Rep. Nydia Velazquez, D-N.Y., a Puerto Rican native, called the administration’s relief effort in her U.S. territory “inexcusably slow and ineffective,” and called on House Speaker Paul Ryan to expedite approval of a relief package.

“This has to happen soon. Not weeks from now. Not in late October. This needs to be an immediate priority for Speaker Ryan and the Republican leadership,” said Velazquez.

House Minority Leader Nancy Pelosi and other Democrats at the news conference echoed the urgency of Gutierrez and Velazquez.

Gutierrez represents Chicago, while Velazquez represents New York – two cities with large Puerto Rican populations.

Jose Lopez, executive director of The Puerto Rican Cultural Center in Chicago, said that he was “very glad” that Gutierrez was do forceful in pushing for fast and substantial help for Puerto Rico because it reflects the overwhelming opinion of Chicago’s Puerto Rican community.

“No one has made Puerto Rico a priority,” he said. “If you look at Harvey and Irma, all preparations were made much earlier, nothing was dealt with beforehand. This should have been dealt with as a major emergency.”

Raul Rossi, CEO of the New York City-based Puerto Rican nonprofit network Acacia, agreed with Velazquez that helping Puerto Rico should be a bipartisan priority.

 “I don’t think you have to be on any political side to look across and say that this is wrong,” he said. “We are U.S. citizens. We knew this hurricane was coming, and we should have been prepared.”

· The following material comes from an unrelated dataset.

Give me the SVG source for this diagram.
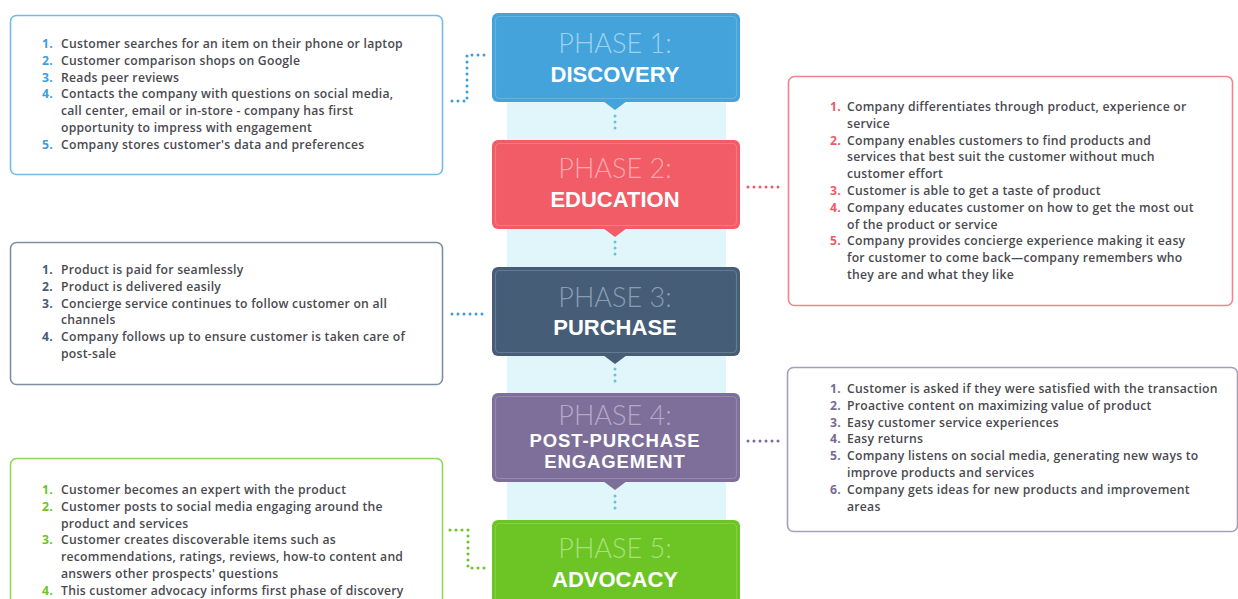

Ryan addressed the relief package issue at his weekly press conference Thursday, pointing out that Puerto Rico will be among the recipients of Federal Emergency Management Agency disaster relief funds at the beginning of the next fiscal year, but cautioned that prior to Congress approving a relief funding package, a proper damage assessment must be done.

Ryan said he expects Trump to send a funding request in October and Congress to act quickly to approve it because “we need to get help to people who need it.”

Trump is scheduled to visit Puerto Rico Tuesday. Gutierrez, however, will be traveling there Friday to assess the damage before the President’s arrival.

“The president says he’s doing a great job. He says everything is nice. Okay, I will go and see if everything is great and nice tomorrow,” the Illinois Democrat said. “I doubt it.”